今回は軽い読み物です。
私の所有しているUV845アンプの使用歴が20年に差し掛かったところでオーバーホールを行いました。その内容は多岐にわたりますが、その時オーバーホールに合わせて行った改造の一つにUV845ヒーター回路に突入電流制限回路を設けることでした。この先も長く真空管の寿命を持たせるために電源投入時の突入電流を抑えることが目的です。実現方法は至極単純でヒーター回路にパワーサーミスタを直列に挿入するだけです。採用したパワーサーミスタは8D2-15LDというタイプで負性抵抗を持っています。このサーミスタは電源投入時、温度がまだ低いとき高抵抗を示し、通電が始まりだんだんと温度が上昇すると抵抗値が低減します。電源投入時の高抵抗で突入電流を防ぐことをもくろんでいます。ただし、電源投入後時間がたってサーミスタの抵抗値は下がるといいますが、ゼロになるわけではないため本機では、タイマー回路によるサーミスタのバイパスを行っています。下にUV845のヒーター部分を抜き出した回路を示します。

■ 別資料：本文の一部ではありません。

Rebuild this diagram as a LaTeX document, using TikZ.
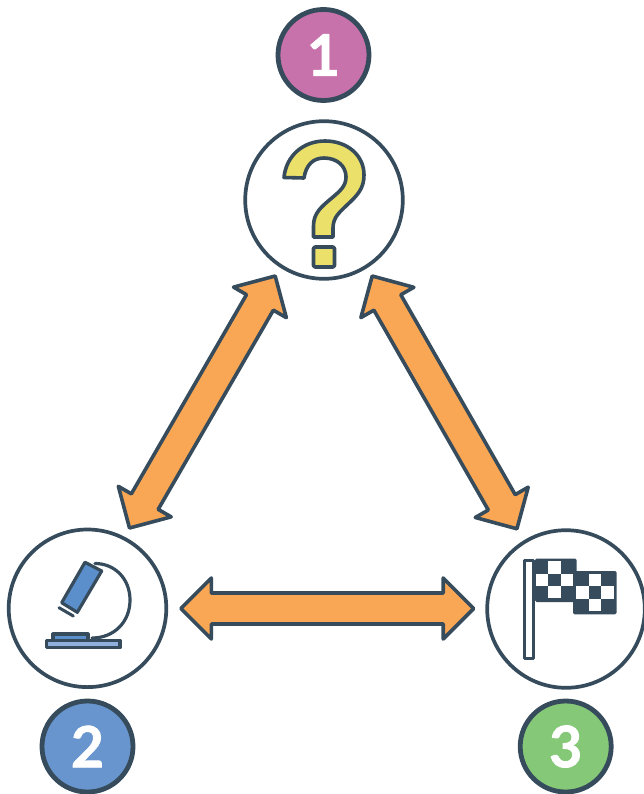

回路の中断あたりがUV845のヒーター回路部分です。UV845のヒーターは電流を3.25Aも消費するためトランスの10V巻線を2回路使用しています。巻線をパラったすぐ後に挿入されているのがパワーサーミスタです。この回路でほんのちょっと工夫しているのはパワーサーミスタのバイパス回路です。回路図上段のトランス1次巻線の部分にH3Y-2というタイマーが入っているのがお判りでしょうか。このタイマーの設定時間を45秒程度に調整して使っています。このタイマーがONになるとタイマーの隣に記載しているパワーリレーLY2が作動します。このLY2が作動する前はサーミスタの隣のLY2の1番接点が閉じていてパワーサーミスタがON状態となり電源ON時の突入電流を防ぎます。タイマーがONになるとLY2の3番接点側がONになりますのでパワーサーミスタはバイパスされます。HY2タイマーの接点は高電流には耐えられませんのでHY2はパワーリレーの駆動用に使用して、実際のヒーター電流入り切りはLY2に仕事をしてもらいます。LY2の接点の容量はAC/DC負荷ともに10Aとなっていますので845のヒーター回路に用いても問題はありません。